Naltrexone Withdrawal: Everything You Need to Know


If you’re taking naltrexone for opioid or alcohol abuse, you’re probably worried about the side effects of stopping the medication abruptly.

You might have heard about naltrexone withdrawal symptoms and how unpleasant they can be.

In this article, we’ll explain how and why naltrexone withdrawal occurs and what you can do to avoid it.

What Is Naltrexone?

Naltrexone is an FDA-approved prescription medication used to treat substance abuse disorders such as opioid use disorder (opioid addiction) and alcohol use disorder.

Most rehab centers and treatment facilities provide naltrexone as part of their MAT programs  (medication-assisted treatment programs) for treating opioid dependence.

Naltrexone can be taken as an intramuscular injection or as an oral pill. The oral form is used for both opioid and alcohol use disorders, while the injection only works for opioid addiction.
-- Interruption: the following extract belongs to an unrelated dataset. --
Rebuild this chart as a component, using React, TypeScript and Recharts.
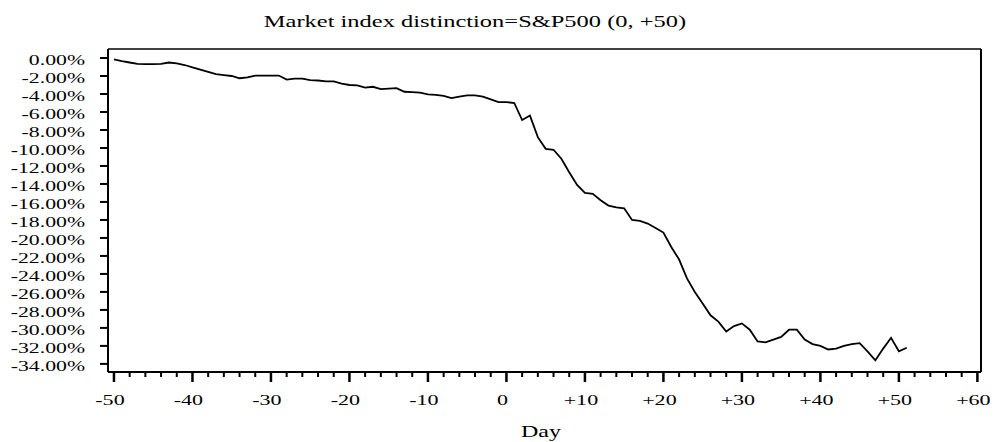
import React from 'react';
import { LineChart, Line, XAxis, YAxis, ReferenceLine } from 'recharts';

const TITLE = 'Market index distinction=S&P500 (0, +50)';
const X_LABEL = 'Day';

const days = [
  -50, -49, -48, -47, -46, -45, -44, -43, -42, -41, -40, -39, -38, -37, -36, -35, -34,
  -33, -32, -31, -30, -29, -28, -27, -26, -25, -24, -23, -22, -21, -20, -19, -18, -17,
  -16, -15, -14, -13, -12, -11, -10, -9, -8, -7, -6, -5, -4, -3, -2, -1, 0, 1, 2, 3,
  4, 5, 6, 7, 8, 9, 10, 11, 12, 13, 14, 15, 16, 17, 18, 19, 20, 21, 22, 23, 24, 25,
  26, 27, 28, 29, 30, 31, 32, 33, 34, 35, 36, 37, 38, 39, 40, 41, 42, 43, 44, 45, 46,
  47, 48, 49, 50, 51,
];

// cumulative abnormal return, percent
const cumulativeReturn = [
  -0.15, -0.35, -0.5, -0.65, -0.67, -0.67, -0.66, -0.5, -0.6, -0.78, -1.05, -1.3, -1.55,
  -1.8, -1.9, -2.0, -2.25, -2.15, -1.95, -1.95, -1.95, -1.95, -2.4, -2.3, -2.3, -2.45,
  -2.5, -2.6, -2.6, -2.85, -3.0, -3.05, -3.3, -3.2, -3.45, -3.4, -3.35, -3.75, -3.8,
  -3.85, -4.05, -4.1, -4.2, -4.45, -4.3, -4.15, -4.15, -4.3, -4.6, -4.9, -4.9, -5.0,
  -6.9, -6.4, -8.8, -10.1, -10.2, -11.2, -12.7, -14.1, -15.0, -15.1, -15.8, -16.4,
  -16.6, -16.7, -18.0, -18.1, -18.4, -18.9, -19.4, -21.0, -22.4, -24.5, -26.0, -27.3,
  -28.6, -29.3, -30.4, -29.8, -29.5, -30.2, -31.5, -31.6, -31.3, -31.0, -30.2, -30.2,
  -31.3, -31.8, -32.0, -32.4, -32.3, -32.0, -31.8, -31.7, -32.6, -33.6, -32.3, -31.1,
  -32.6, -32.2,
];

const xTicks = [
  -50, -48, -46, -44, -42, -40, -38, -36, -34, -32, -30, -28, -26, -24, -22, -20, -18,
  -16, -14, -12, -10, -8, -6, -4, -2, 0, 2, 4, 6, 8, 10, 12, 14, 16, 18, 20, 22, 24, 26,
  28, 30, 32, 34, 36, 38, 40, 42, 44, 46, 48, 50, 52, 54, 56, 58, 60,
];
const xMajor = [-50, -40, -30, -20, -10, 0, 10, 20, 30, 40, 50, 60];
const xMajorLabels = ['-50', '-40', '-30', '-20', '-10', '0', '+10', '+20', '+30', '+40', '+50', '+60'];
const yTicks = [0, -2, -4, -6, -8, -10, -12, -14, -16, -18, -20, -22, -24, -26, -28, -30, -32, -34];

const X_MIN = -50.76;
const X_MAX = 60.46;
const Y_MIN = -34.9;
const Y_MAX = 1.0;

const FONT = '"Liberation Serif", "Times New Roman", serif';

const data = days.map((d, i) => ({ day: d, ret: cumulativeReturn[i] }));

const XTick = (props: any) => {
  const { x, y, payload } = props;
  const v = payload.value;
  const idx = xMajor.indexOf(v);
  const major = idx >= 0;
  return (
    <g>
      <line x1={x} x2={x} y1={y} y2={y + (major ? 10 : 5)} stroke="#000" strokeWidth={major ? 2.5 : 2} />
      {major && (
        <text
          transform={`translate(${x - 4},${y + 33}) scale(1.47,1)`}
          textAnchor="middle"
          fontFamily={FONT}
          fontSize={15}
          fill="#000"
        >
          {xMajorLabels[idx]}
        </text>
      )}
    </g>
  );
};

const YTick = (props: any) => {
  const { x, y, payload } = props;
  const v = payload.value as number;
  return (
    <g>
      <line x1={x - 8} x2={x} y1={y} y2={y} stroke="#000" strokeWidth={2} />
      <text
        transform={`translate(${x - 23},${y + 7.5}) scale(1.45,1)`}
        textAnchor="end"
        fontFamily={FONT}
        fontSize={15}
        fill="#000"
      >
        {v.toFixed(2) + '%'}
      </text>
    </g>
  );
};

export default function App() {
  return (
    <div style={{ position: 'absolute', left: 0, top: 0, background: '#fff' }}>
      <LineChart width={994} height={442} data={data} margin={{ top: 49, right: 13, left: 0, bottom: 10 }}>
        <XAxis
          dataKey="day"
          type="number"
          domain={[X_MIN, X_MAX]}
          allowDataOverflow
          ticks={xTicks}
          interval={0}
          tick={<XTick />}
          tickLine={false}
          tickSize={0}
          tickMargin={0}
          axisLine={{ stroke: '#000', strokeWidth: 2 }}
          height={60}
        />
        <YAxis
          type="number"
          domain={[Y_MIN, Y_MAX]}
          allowDataOverflow
          ticks={yTicks}
          interval={0}
          tick={<YTick />}
          tickLine={false}
          tickSize={0}
          tickMargin={0}
          axisLine={{ stroke: '#000', strokeWidth: 2 }}
          width={108}
        />
        <ReferenceLine y={Y_MAX} stroke="#000" strokeWidth={1.5} />
        <ReferenceLine x={X_MAX} stroke="#000" strokeWidth={2} />
        <Line
          type="linear"
          dataKey="ret"
          stroke="#000"
          strokeWidth={1.8}
          dot={false}
          isAnimationActive={false}
        />
        <text
          transform="translate(475,27) scale(1.44,1)"
          textAnchor="middle"
          fontFamily={FONT}
          fontSize={17}
          fill="#000"
        >
          {TITLE}
        </text>
        <text
          transform="translate(541,437) scale(1.5,1)"
          textAnchor="middle"
          fontFamily={FONT}
          fontSize={16}
          fill="#000"
        >
          {X_LABEL}
        </text>
      </LineChart>
    </div>
  );
}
Oral naltrexone treatment is taken daily, while the injectable form of naltrexone is usually taken once a month because of its long-lasting effects.

How Does Naltrexone Work?

Despite what many people think, naltrexone isn’t an opioid but an opioid antagonist. Naltrexone works by blocking the opioid receptors in your central nervous system (brain and spinal cord), so when you take opioid recreational drugs, they don’t work.

Patients with opioid or alcohol dependence are addicted to the euphoric effects of these substances. As an opioid blocker, naltrexone blocks the opioids from producing this euphoric effect, so you start craving them less. It also works for alcohol cravings, but the mechanism is unknown.
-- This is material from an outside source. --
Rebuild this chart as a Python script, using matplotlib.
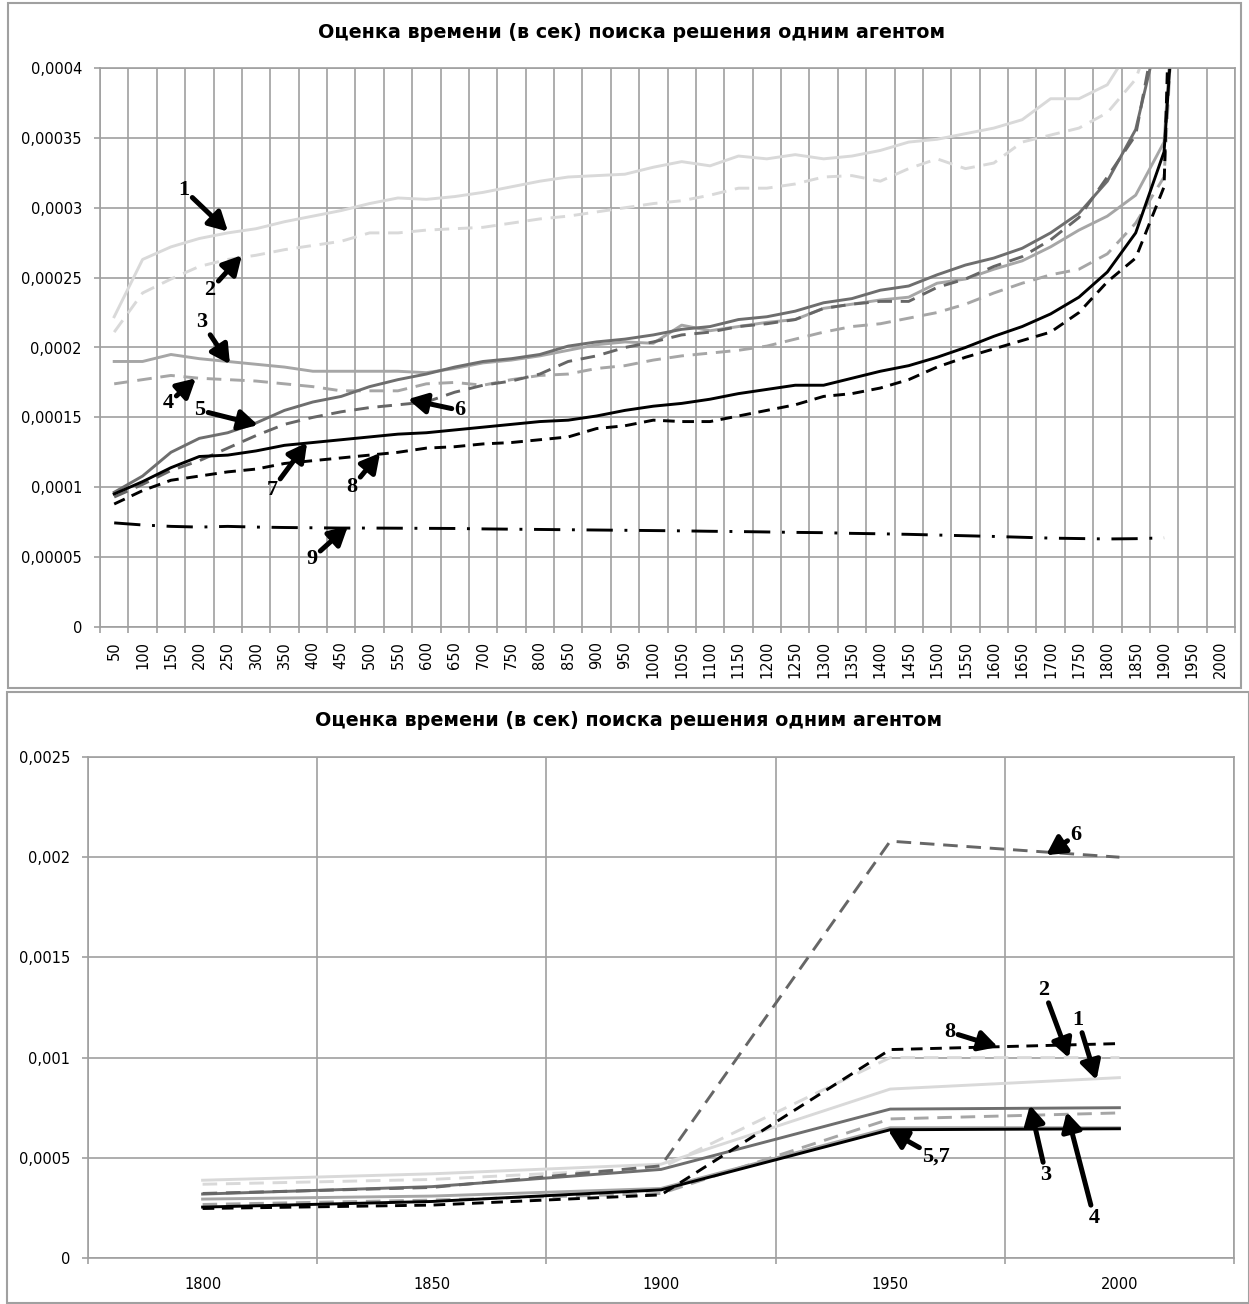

What Is Naltrexone Withdrawal?

Most patients taking naltrexone believe that they’ll experience severe opioid withdrawal symptoms if they stop taking it at any point.

However, it’s important to remember that naltrexone isn’t an opioid. That means you can’t become addicted to naltrexone or build up tolerance or dependence on the medication.

Naltrexone withdrawal symptoms don’t occur because you stopped taking naltrexone but instead, because you stopped taking it while you still had opioids in your system.

Whenever you have both naltrexone and opioid analgesics in your system at the same time, you’re more likely to experience what you would call naltrexone withdrawal symptoms. The symptoms are the result of these drug interactions, not the naltrexone.

That’s why most healthcare providers recommend that you fully detoxify your body from all opioids before you start taking naltrexone. You’ll typically need to wait seven to ten days after your last dose of opioids.

Naltrexone Withdrawal Timeline

Naltrexone’s withdrawal timeline depends on how much opioid medication you’ve taken or how much is in your system when you start taking naltrexone.

For example, if you stop taking opioids without naltrexone, it would typically take 12 to 30 hours for your body to start showing withdrawal signs.

However, with naltrexone, the withdrawal symptoms could kick in immediately. The more opioids in your system, especially illicit opioids such as heroin and fentanyl, the stronger the naltrexone withdrawal symptoms are.

Naltrexone Withdrawal Symptoms

While naltrexone doesn’t cause opioid withdrawal symptoms, it can precipitate the following symptoms in patients taking opioids:

  • Fast heart rate (tachycardia)
  • Nausea and vomiting
  • Gastrointestinal problems such as diarrhea and abdominal pain
  • Muscle pain and spasms
  • Agitation and excitability
  • Teary eyes
  • Excessive sweating


Naltrexone withdrawal is only a problem if you have opioids in your system. It can be prolonged if you have liver disease or kidney disease, because the body needs a longer time to fully detoxify.

As long as you’re opioid-free and sticking to your treatment program, you don’t have to worry about any unpleasant withdrawal symptoms.

Naltrexone Withdrawal FAQs

Do I Need to Detox from Naltrexone?

Since naltrexone isn’t an opioid, you don’t need to detoxify from it. However, you should consult with your healthcare provider before you stop taking the medication altogether because you might still require naltrexone.

Is Naltrexone A Cure for Addiction?

Naltrexone isn’t a cure for addiction. However, it’s a vital part of most opioid addiction programs, which include medication and behavioral counseling. Naltrexone reduces your cravings, so you have a better chance of sticking to your treatment program and not relapsing.